La société de financement agricole a distribué au titre de la campagne précédente pas moins de 280 MDH. «Nous n’exigeons pas de garanties, contrairement à la banque commerciale. Ce que nous examinons en premier lieu c’est le lien du demandeur à la terre et la viabilité de son projet», explique un responsable d’agence de Tamwil El Fellah dans la région de Settat. Selon lui, l’offre de l’établissement créé en 2010 est adaptée aux jeunes agriculteurs désirant se lancer dans l’agriculture.

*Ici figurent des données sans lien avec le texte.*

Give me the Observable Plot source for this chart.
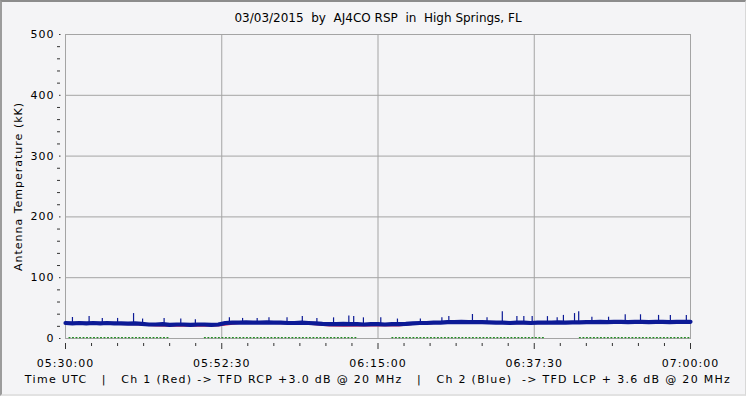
<!DOCTYPE html>
<html><head><meta charset="utf-8">
<script src="https://cdn.jsdelivr.net/npm/d3@7"></script>
<script src="https://cdn.jsdelivr.net/npm/@observablehq/plot@0.6"></script>
<style>
body{margin:0;background:#fff;}
#wrap{position:relative;width:746px;height:396px;overflow:hidden;}
#wrap svg{display:block;}
#wrap svg text{white-space:pre;letter-spacing:1px;}
#edge{position:absolute;left:0;top:0;width:746px;height:396px;box-sizing:border-box;border-top:2px solid #8c8c8c;border-left:2px solid #9c9c9c;border-right:1px solid #d8d8d8;border-bottom:2px solid #e2e2e2;pointer-events:none;}
</style></head><body><div id="wrap"><div id="edge"></div></div>
<script>
const titleText = "03/03/2015  by  AJ4CO RSP  in  High Springs, FL";
const captionText = "Time UTC   |   Ch 1 (Red) -> TFD RCP +3.0 dB @ 20 MHz   |   Ch 2 (Blue)  -> TFD LCP + 3.6 dB @ 20 MHz";
const yLabel = "Antenna Temperature (kK)";

// minutes after 05:30:00 UTC
const xMajorMin = [0, 22.5, 45, 67.5, 90];
const xLabels = ["05:30:00", "05:52:30", "06:15:00", "06:37:30", "07:00:00"];
const xMinorMin = [3.75, 7.5, 11.25, 15, 18.75, 26.25, 30, 33.75, 37.5, 41.25, 48.75, 52.5, 56.25, 60, 63.75, 71.25, 75, 78.75, 82.5, 86.25];
const yMajor = [0, 100, 200, 300, 400, 500];
const yMinor = [20, 40, 60, 80, 120, 140, 160, 180, 220, 240, 260, 280, 320, 340, 360, 380, 420, 440, 460, 480];

// Ch 2 (Blue) baseline, one reading per minute
const blueMin = [0,1,2,3,4,5,6,7,8,9,10,11,12,13,14,15,16,17,18,19,20,21,22,23,24,25,26,27,28,29,30,31,32,33,34,35,36,37,38,39,40,41,42,43,44,45,46,47,48,49,50,51,52,53,54,55,56,57,58,59,60,61,62,63,64,65,66,67,68,69,70,71,72,73,74,75,76,77,78,79,80,81,82,83,84,85,86,87,88,89,90];
const blueVal = [25.5,25,25.5,25,25.5,25,25.5,25,25,24.5,25,24,23,23,23.5,22.5,23,23,22.5,23,23,22.5,23,25.5,26,26,26.5,26,26,26.5,26,26,25.5,25.5,26,25.5,25,24,23.5,23.5,24,23.5,23.5,23,23.5,23.5,23,23.5,23.5,24,25,25.5,25.5,26,26,27,27,27.5,27,27,27,26.5,26,26,25.5,26,26,25.5,26,26,26,26.5,26,26.5,26.5,27,27,27.5,27,27.5,27.5,27,27.5,27.5,27,27.5,27.5,27,27.5,27.5,27.5];

// Ch 2 spikes: minute, base, peak
const spikeMin  = [1.0,3.4,5.3,7.5,9.8,11.1,14.2,16.6,18.7,23.6,25.5,27.6,29.3,31.9,34.1,36.2,38.6,40.8,41.5,42.9,45.4,47.8,51.1,54.2,55.2,58.6,60.7,62.9,65.0,66.0,67.2,69.4,70.8,71.7,73.3,73.9,75.8,78.2,80.6,82.8,85.4,87.1,89.4];
const spikeBase = [25,25,25,25,25,24,23,23,23,26,26,26,26,26,26,25,24,24,24,23,23,23,25,26,27,27,27,26,26,26,26,26,26,26,26,26,27,27,27,27,27,27,27];
const spikePeak = [34.5,36,33,33,41,32,33,32,31,34,33,33,34,34,36,33,34,37,36,34,34,32,32,34,36,39.5,34,44,36,36,36,36,34,38,41,44,35,35,39,39,38,38,38];

// Ch 1 (Red)
const redMin = [0,5,10,13,15,20,22,25,30,35,38,40,45,48,50,55,60,65,70,75,80,85,90];
const redVal = [24,24,23,21,20.5,20.5,21,25,25,24,21,20.5,21,21,23.5,26,26,24.5,25,26,26.5,26,26.5];

// Ch 3 (Green), NaN = no reading
const greenMin = [0.5,15,15.5,20,31,42,42.5,47,62.6,69,69.5,74,90];
const greenVal = [1.5,1.5,NaN,1.5,1.5,1.5,NaN,1.5,1.5,1.5,NaN,1.5,1.5];

const start = Date.UTC(2015, 2, 3, 5, 30, 0);
const toDate = m => new Date(start + m * 60000);

const blue = blueMin.map((m, i) => ({t: toDate(m), v: blueVal[i]}));
const red = redMin.map((m, i) => ({t: toDate(m), v: redVal[i]}));
const green = greenMin.map((m, i) => ({t: toDate(m), v: greenVal[i]}));
const spikes = spikeMin.map((m, i) => ({t: toDate(m), b: spikeBase[i], p: spikePeak[i]}));
const xMajor = xMajorMin.map(toDate);
const xMinor = xMinorMin.map(toDate);
const gridColor = "#a4a4a4";
const blueColor = "#0c1a96";
const blank = () => "";

const chart = Plot.plot({
  width: 746, height: 396,
  marginLeft: 65, marginRight: 56, marginTop: 34, marginBottom: 58,
  style: {background: "#f4f4f6", fontFamily: "DejaVu Sans", fontSize: "11px", color: "#000", overflow: "visible"},
  x: {type: "utc", domain: [toDate(0), toDate(90)]},
  y: {domain: [0, 500]},
  marks: [
    Plot.ruleY(yMajor.slice(1, -1), {stroke: gridColor}),
    Plot.ruleX(xMajor.slice(1, -1), {stroke: gridColor}),
    Plot.frame({stroke: gridColor}),
    Plot.line(green, {x: "t", y: "v", stroke: "#1f8a1f", strokeWidth: 1.2, strokeDasharray: "1,2.5"}),
    Plot.line(red, {x: "t", y: "v", stroke: "#d02a5a", strokeWidth: 1.5}),
    Plot.ruleX(spikes, {x: "t", y1: "b", y2: "p", stroke: blueColor, strokeWidth: 1.2}),
    Plot.line(blue, {x: "t", y: "v", stroke: blueColor, strokeWidth: 4.2}),
    Plot.axisY(yMajor, {tickSize: 0, tickPadding: 11, tickFormat: d => String(d), label: null}),
    Plot.axisY(yMajor, {tickSize: 1.5, dx: -4.5, tickFormat: blank, label: null, stroke: "#333"}),
    Plot.axisY(yMinor, {tickSize: 3, dx: -5, tickFormat: blank, label: null, stroke: "#333"}),
    Plot.axisX(xMajor, {tickSize: 6, dy: 5, tickFormat: blank, label: null, stroke: "#333"}),
    Plot.axisX(xMinor, {tickSize: 3, dy: 5, tickFormat: blank, label: null, stroke: "#333"}),
    Plot.axisX(xMajor, {tickSize: 0, tickPadding: 21, label: null,
      tickFormat: d => xLabels[xMajorMin.indexOf((d - start) / 60000)]}),
    Plot.text([yLabel], {frameAnchor: "left", dx: -47, rotate: -90, textAnchor: "middle", lineAnchor: "middle", fill: "#000"}),
    Plot.text([titleText], {frameAnchor: "top", dy: -16, lineAnchor: "middle", fontSize: 12, fill: "#000"}),
    Plot.text([captionText], {frameAnchor: "bottom", dy: 41, lineAnchor: "middle", fill: "#000"})
  ]
});
for (const t of chart.querySelectorAll("text")) {
  if (t.textContent === titleText) t.style.letterSpacing = "0px";
  if (t.textContent === captionText) t.style.letterSpacing = "1.3px";
}
document.getElementById("wrap").prepend(chart);
</script>
</body></html>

Pour ce qui est de l’offre classique, le groupe propose deux produits destinés aux jeunes ruraux. Le premier est Machrouai Al Qaraoui. Il est destiné au financement de la création, en milieu rural, des TPE para-agricoles ou non agricoles, de l’extension de leurs activités et le financement de leurs besoins de fonctionnement. Le second est Khadamat et est destiné aux petites entreprises de services en milieu rural. Par ailleurs, le groupe détient la fondation Ardi à travers laquelle il cible les couches précaires du monde rural, en proposant des solutions financières (crédits) et non financières (formation et encadrement des activités génératrices de revenus). Celle-ci a distribué lors de la campagne précédente pas moins de 310 MDH.